Różne badania od lat dowodzą, że w szkołach w Polsce dochodzi do łamania praw człowieka, upowszechniania i wzmacniania stereotypów, przemocy motywowanej uprzedzeniami, dyskryminacji uczennic/uczniów na podstawie różnych przesłanek. Jednocześnie brakuje systematycznej i rzetelnej dokumentacji działań władz oświatowych oraz pogłębionej dyskusji z udziałem różnych środowisk na temat rozwiązań systemowych, które mogłyby skutecznie zmniejszyć skalę występowania ww. zjawisk.

Gert Röhrborn

Najnowszy raport Towarzystwa Edukacji Antydyskryminacyjnej (TEA) pod dość alarmującym tytułem „Edukacja Antydyskryminacyjna. Ostatni dzwonek” został zaprezentowany na spotkaniu „Równa i bezpieczna szkoła – jak ją skutecznie wspierać?”, które 20 kwietnia odbyło się w biurze Rzecznika Praw Obywatelskich w formie Okrągłego Stołu dla badaczy oraz reprezentantek i reprezentantów państwowych instytucji oświatowych, organizacji pozarządowych działających na rzecz edukacji antydyskryminacyjnej.
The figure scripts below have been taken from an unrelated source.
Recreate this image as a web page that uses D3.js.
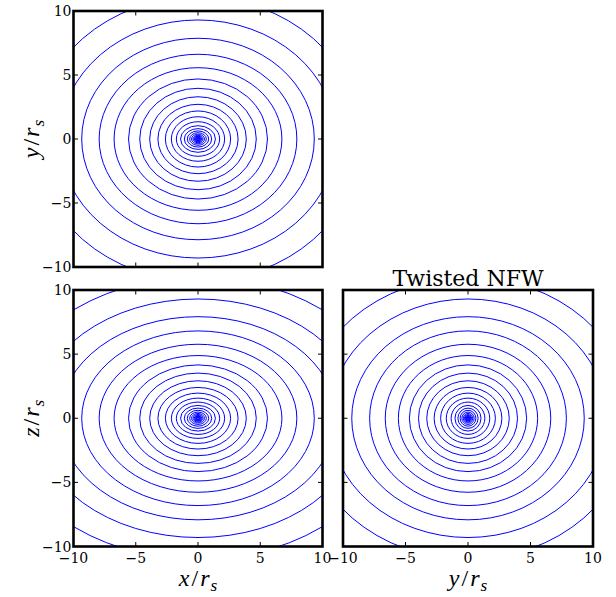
<!DOCTYPE html>
<html>
<head>
<meta charset="utf-8">
<script src="https://cdn.jsdelivr.net/npm/d3@7"></script>
<style>
  body { margin: 0; background: #fff; }
  text { font-family: "DejaVu Serif", serif; fill: #000; }
  text.math { font-family: "Liberation Serif", "Times New Roman", serif; }
</style>
</head>
<body>
<svg id="fig" width="616" height="597"></svg>
<script>
// semi-axes (in r_s) of the iso-density contours, outer -> inner, one entry per level
const axisX = [18.5, 15.6, 13.1, 11.1, 9.34, 7.94, 6.74, 5.58, 4.68, 3.88, 3.22, 2.62, 2.14, 1.74, 1.40, 1.10, 0.86, 0.67, 0.52, 0.40, 0.31, 0.24, 0.18, 0.13, 0.09];
const axisY = [15.6, 13.1, 11.1, 9.30, 7.87, 6.62, 5.57, 4.69, 3.96, 3.30, 2.71, 2.19, 1.74, 1.35, 1.04, 0.81, 0.63, 0.49, 0.38, 0.29, 0.22, 0.17, 0.13, 0.09, 0.07];
const axisZ = [13.3, 11.0, 9.30, 7.92, 6.81, 5.77, 4.89, 4.16, 3.52, 2.92, 2.40, 1.96, 1.57, 1.26, 1.00, 0.79, 0.62, 0.48, 0.37, 0.29, 0.22, 0.17, 0.13, 0.09, 0.07];

const tickValues = [-10, -5, 0, 5, 10];
const tickLabels = ["\u221210", "\u22125", "0", "5", "10"];
const title = "Twisted NFW";

const svg = d3.select("#fig");
const tickLen = 4.5;

// one panel per projection
const panels = [
  { id: "xy", box: [73.5, 11, 322.5, 267], h: axisX, v: axisY, xTicks: false, yTicks: true, yLabel: "y" },
  { id: "xz", box: [73.5, 290, 322.5, 546.5], h: axisX, v: axisZ, xTicks: true, yTicks: true, xLabel: "x", yLabel: "z" },
  { id: "yz", box: [343, 290, 593, 546.5], h: axisY, v: axisZ, xTicks: true, yTicks: false, xLabel: "y", title: title }
];

// label like  x/r_s  (math italic)
function mathLabel(sel, v) {
  sel.attr("class", "math");
  sel.append("tspan").attr("font-style", "italic").text(v);
  sel.append("tspan").attr("dx", 2).text("/");
  sel.append("tspan").attr("dx", 2).attr("font-style", "italic").text("r");
  sel.append("tspan").attr("dx", 1).attr("font-style", "italic").attr("font-size", "0.72em").attr("dy", "0.3em").text("s");
}

panels.forEach(p => {
  const [l, t, r, b] = p.box;
  const xs = d3.scaleLinear().domain([-10, 10]).range([l, r]);
  const ys = d3.scaleLinear().domain([-10, 10]).range([b, t]);
  const g = svg.append("g");

  g.append("clipPath").attr("id", "clip-" + p.id)
    .append("rect").attr("x", l).attr("y", t).attr("width", r - l).attr("height", b - t);

  const levels = d3.range(p.h.length).map(i => ({ a: p.h[i], b: p.v[i] }));
  g.append("g").attr("clip-path", `url(#clip-${p.id})`)
    .selectAll("ellipse").data(levels).join("ellipse")
    .attr("cx", xs(0)).attr("cy", ys(0))
    .attr("rx", d => xs(d.a) - xs(0))
    .attr("ry", d => ys(0) - ys(d.b))
    .attr("fill", "none").attr("stroke", "#0000ff").attr("stroke-width", 1);

  // ticks on all four sides, pointing inward
  const tk = g.append("g").attr("stroke", "#000").attr("stroke-width", 1);
  tickValues.forEach(v => {
    tk.append("line").attr("x1", xs(v)).attr("x2", xs(v)).attr("y1", b).attr("y2", b - tickLen);
    tk.append("line").attr("x1", xs(v)).attr("x2", xs(v)).attr("y1", t).attr("y2", t + tickLen);
    tk.append("line").attr("y1", ys(v)).attr("y2", ys(v)).attr("x1", l).attr("x2", l + tickLen);
    tk.append("line").attr("y1", ys(v)).attr("y2", ys(v)).attr("x1", r).attr("x2", r - tickLen);
  });

  g.append("rect").attr("x", l).attr("y", t).attr("width", r - l).attr("height", b - t)
    .attr("fill", "none").attr("stroke", "#000").attr("stroke-width", 2.6);

  if (p.xTicks) {
    g.selectAll("text.xt").data(tickValues).join("text")
      .attr("class", "xt")
      .attr("x", d => xs(d)).attr("y", b + 16)
      .attr("text-anchor", "middle").attr("font-size", 14)
      .text((d, i) => tickLabels[i]);
  }
  if (p.yTicks) {
    g.selectAll("text.yt").data(tickValues).join("text")
      .attr("class", "yt")
      .attr("x", l - 2).attr("y", d => ys(d) + 5)
      .attr("text-anchor", "end").attr("font-size", 14)
      .text((d, i) => tickLabels[i]);
  }
  if (p.xLabel) {
    g.append("text").attr("x", (l + r) / 2).attr("y", b + 39)
      .attr("text-anchor", "middle").attr("font-size", 24)
      .call(mathLabel, p.xLabel);
  }
  if (p.yLabel) {
    g.append("text")
      .attr("transform", `translate(${l - 35},${(t + b) / 2}) rotate(-90)`)
      .attr("text-anchor", "middle").attr("font-size", 24)
      .call(mathLabel, p.yLabel);
  }
  if (p.title) {
    g.append("text").attr("x", (l + r) / 2).attr("y", t - 4)
      .attr("text-anchor", "middle").attr("font-size", 22)
      .text(p.title);
  }
});
</script>
</body>
</html>
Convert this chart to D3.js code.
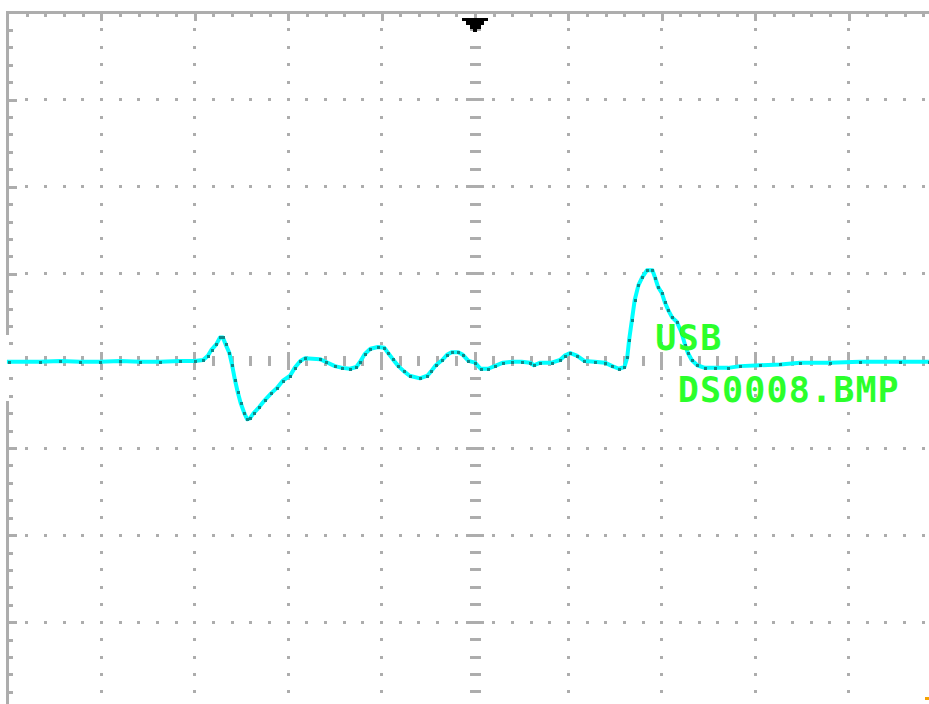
<!DOCTYPE html>
<html><head><meta charset="utf-8">
<script src="https://cdn.jsdelivr.net/npm/d3@7"></script>
<style>html,body{margin:0;padding:0;background:#fff;overflow:hidden}svg{display:block}</style>
</head><body>
<svg id="scope" width="929" height="704"></svg>
<script>
// Captured waveform in screen divisions: time from the left edge, voltage from the centre line
const timeDiv = [0.01,0.34,0.56,0.77,0.99,1.20,1.41,1.63,1.84,2.00,2.09,2.14,2.18,2.23,2.27,2.30,2.33,2.37,2.40,2.43,2.46,2.49,2.53,2.56,2.59,2.63,2.69,2.75,2.82,2.88,2.94,3.02,3.07,3.13,3.18,3.34,3.40,3.50,3.58,3.66,3.73,3.77,3.82,3.88,3.96,4.03,4.07,4.12,4.18,4.24,4.30,4.41,4.49,4.53,4.58,4.65,4.70,4.75,4.82,4.87,4.93,5.00,5.06,5.14,5.21,5.30,5.40,5.50,5.59,5.63,5.70,5.82,5.91,5.96,6.02,6.09,6.17,6.28,6.39,6.47,6.54,6.60,6.63,6.65,6.68,6.71,6.75,6.79,6.84,6.90,6.93,6.96,7.00,7.03,7.07,7.11,7.16,7.21,7.25,7.28,7.32,7.38,7.46,7.57,7.71,7.84,8.05,8.27,8.48,8.80,9.12,9.55,9.86];
const voltDiv = [-0.01,-0.01,0.00,-0.01,-0.01,0.00,-0.01,-0.01,0.00,0.00,0.01,0.06,0.13,0.19,0.27,0.27,0.19,0.09,-0.05,-0.22,-0.36,-0.48,-0.60,-0.67,-0.66,-0.60,-0.53,-0.45,-0.37,-0.31,-0.23,-0.17,-0.08,0.00,0.03,0.02,-0.01,-0.06,-0.08,-0.09,-0.07,-0.01,0.08,0.14,0.16,0.15,0.09,0.02,-0.06,-0.12,-0.17,-0.20,-0.17,-0.12,-0.05,0.01,0.07,0.10,0.10,0.07,0.00,-0.02,-0.09,-0.09,-0.06,-0.02,-0.01,-0.01,-0.02,-0.05,-0.02,-0.02,0.01,0.06,0.09,0.06,0.00,-0.01,-0.02,-0.06,-0.09,-0.07,0.04,0.24,0.47,0.70,0.87,0.96,1.04,1.04,0.95,0.85,0.78,0.68,0.58,0.50,0.45,0.33,0.18,0.09,0.01,-0.05,-0.08,-0.08,-0.08,-0.06,-0.05,-0.04,-0.02,-0.02,-0.01,-0.01,-0.01];

// On-screen text lines and the trigger position (divisions)
const labelLines = ["USB", "DS0008.BMP"];
const triggerTime = 5;

const hDivs = 10, vDivs = 8, subDivs = 5;
const gridColor = "#adadad";

const svg = d3.select("#scope");
const x = d3.scaleLinear().domain([0, hDivs]).range([8, 942]);
const y = d3.scaleLinear().domain([vDivs / 2, -vDivs / 2]).range([12.5, 709.3]);
const R = Math.round;

const grid = svg.append("g").attr("shape-rendering", "crispEdges").attr("fill", gridColor);
const box = (cx, cy, w, h) => grid.append("rect")
  .attr("x", R(cx - w / 2)).attr("y", R(cy - h / 2)).attr("width", w).attr("height", h);

const xMinor = d3.range(0, hDivs * subDivs + 1).map(i => i / subDivs);
const yMinor = d3.range(0, vDivs * subDivs + 1).map(i => vDivs / 2 - i / subDivs);
const isMajor = v => Math.abs(v - Math.round(v)) < 1e-6;

// Frame: top edge and left edge (left edge interrupted around the ground marker)
const x0 = R(x(0));
grid.append("rect").attr("x", x0 - 2).attr("y", R(y(4)) - 2).attr("width", 929 - x0 + 2).attr("height", 3);
grid.append("rect").attr("x", x0 - 2).attr("y", R(y(4)) - 2).attr("width", 3).attr("height", R(y(0.3)) - R(y(4)) + 2);
grid.append("rect").attr("x", x0 - 2).attr("y", R(y(-0.46))).attr("width", 3).attr("height", 704 - R(y(-0.46)));

// Ticks along the top edge
xMinor.filter(t => t > 0).forEach(t => {
  const h = isMajor(t) ? 7 : 3;
  grid.append("rect").attr("x", R(x(t)) - 1).attr("y", R(y(4)) + 1).attr("width", 3).attr("height", h);
});
// Ticks along the left edge
yMinor.filter(v => v < vDivs / 2).forEach(v => {
  const w = isMajor(v) ? 8 : 4;
  grid.append("rect").attr("x", x0 + 1).attr("y", R(y(v)) - 1).attr("width", w).attr("height", 3);
});

// Dotted vertical division lines
d3.range(1, hDivs).filter(k => k !== hDivs / 2).forEach(k => {
  yMinor.filter(v => v < vDivs / 2 && !isMajor(v)).forEach(v => box(x(k), y(v), 3, 3));
});
// Dotted horizontal division lines
d3.range(-vDivs / 2 + 1, vDivs / 2).filter(m => m !== 0).forEach(m => {
  xMinor.filter(t => t > 0).forEach(t => box(x(t), y(m), 3, 3));
});
// Centre cross-hair with graduated ticks
yMinor.filter(v => v < vDivs / 2 && v !== 0).forEach(v => box(x(hDivs / 2), y(v), isMajor(v) ? 18 : 11, 3));
xMinor.filter(t => t > 0).forEach(t => box(x(t), y(0), 3, isMajor(t) ? 18 : 10));

// Trigger position marker
const tx = R(x(triggerTime));
svg.append("path")
  .attr("shape-rendering", "crispEdges")
  .attr("fill", "#000")
  .attr("d", `M${tx-13},18H${tx+13}V21H${tx+9}V25H${tx+6}V29H${tx+2}V32H${tx-2}V29H${tx-5}V25H${tx-9}V21H${tx-13}Z`);

// Waveform trace
const pts = timeDiv.map((t, i) => [t, voltDiv[i]]);
svg.append("path")
  .datum(pts)
  .attr("fill", "none")
  .attr("stroke", "#00ffff")
  .attr("stroke-width", 4)
  .attr("stroke-linejoin", "round")
  .attr("stroke-linecap", "square")
  .attr("d", d3.line().x(d => x(d[0])).y(d => y(d[1])));

// Sample points on the trace
svg.append("g").attr("fill", "#0c8a8a").attr("shape-rendering", "crispEdges")
  .selectAll("rect").data(pts).join("rect")
  .attr("x", d => R(x(d[0])) - 1).attr("y", d => R(y(d[1])) - 1)
  .attr("width", 3).attr("height", 3);

// Save message
const labelPos = [[6.93, 0.13, 66], [7.17, -0.47, 221]];
svg.append("g")
  .attr("font-family", "'DejaVu Sans Mono', monospace")
  .attr("font-size", 35)
  .attr("font-weight", "bold")
  .attr("fill", "#2bff2b")
  .selectAll("text").data(labelLines).join("text")
  .attr("x", (d, i) => x(labelPos[i][0]))
  .attr("y", (d, i) => y(labelPos[i][1]))
  .attr("textLength", (d, i) => labelPos[i][2])
  .attr("lengthAdjust", "spacing")
  .text(d => d);

// Status indicator in the corner
svg.append("rect").attr("x", 925).attr("y", 697).attr("width", 4).attr("height", 3).attr("fill", "#f5a300");
</script>
</body></html>
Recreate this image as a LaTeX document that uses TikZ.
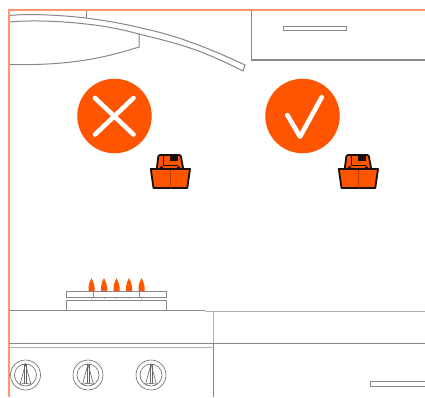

W odróżnieniu od poprzedniego raportu Dyskryminacja w szkole – obecność nieusprawiedliwiona, który skupia się na bezpośrednich relacjach od młodzieży szkolnej i kadry nauczycielskiej na temat codziennej dyskryminacji,  najnowsza publikacja podsumowuje monitoring mediów.  Objęto nim 20 portali regionalnych z całej Polski oraz Gazetę Wyborczą i wszystkie jej dodatki regionalne. „Odnotowywaliśmy średnio sześć przypadków przemocy każdego miesiąca. Co znaczące, jedynym miesiącem, kiedy w mediach nie ukazał się żaden tego typu artykuł, był sierpień – miesiąc szkolnych wakacji”, powiedziała  Marta Rawłuszko z zespołu badawczego TEA.   Należy przy tym pamiętać, że media donoszą o skrajnych przypadkach, więc skala negatywnego zjawiska jest istotnie większa.

Działaczki TEA w mediach ostrzegają, że odpowiedzialne instytucje państwowe, zwłaszcza kuratoria, ale i MEN nie zajmują się tym problemem. Do pewnego stopnia było to widoczne na samym spotkaniu. Zaproszone przedstawicielki Ministerstwa Edukacji Narodowej oraz Ośrodku Rozwoju Edukacji kontestowały metodologię pozytywnie ocenioną przez poważanych badaczy uznając, że wyniki dotyczą  „nielicznych incydentów”. Reprezentantki oświaty chwaliły własne działania i całą winą za negatywne zachowanie uczniów obarczali rodziców, ponieważ ich zdaniem tylko przy spójnym przekazie ze strony szkoły i rodziców prawidłowe wychowanie moralne mogłoby się powieść. 

Niestety bardzo widoczny był także rozdźwięk między stanowiskami biura Rzecznika Praw Obywatelskich i Pełnomocnikiem Rządu ds. Równego Traktowania. Podczas gdy w oficjalnym liście odczytywanym podczas konferencji Pełnomocnik Wojciech Kaczmarski mocno kwestionował wartość raportu i określił wnioski „opiniami subiektywnymi, niegodnymi polecenia”, to dr Sylwia Spurek i inne prawniczki RPO podkreślały, że prawo polskie obejmuje zakaz dyskryminacji. W związku z tym każdy urzędnik, w tym także kadra nauczycielska i personel kuratorium, nie może uchylać się od interwencji w przypadkach dyskryminacji poprzez powołanie np. na to, że pewne kwestie – zwłaszcza uprzedzenia i przemoc wobec osób nieheteroseksualnych – są „zbyt kontrowersyjne politycznie”.  Zaznaczyły, że  z przykrością słuchały o licznych przypadkach, w których nauczyciele lub dyrektorki z aktywnym podejściem do działań antydyskryminacyjnych stykają się nie tylko z negatywną reakcją środowisk pozaszkolnych, a także z ostrą krytyką ze strony kolegów i koleżanek. Pozostaje więc kwestią otwartą, kto usłyszy ten ostatni dzwonek.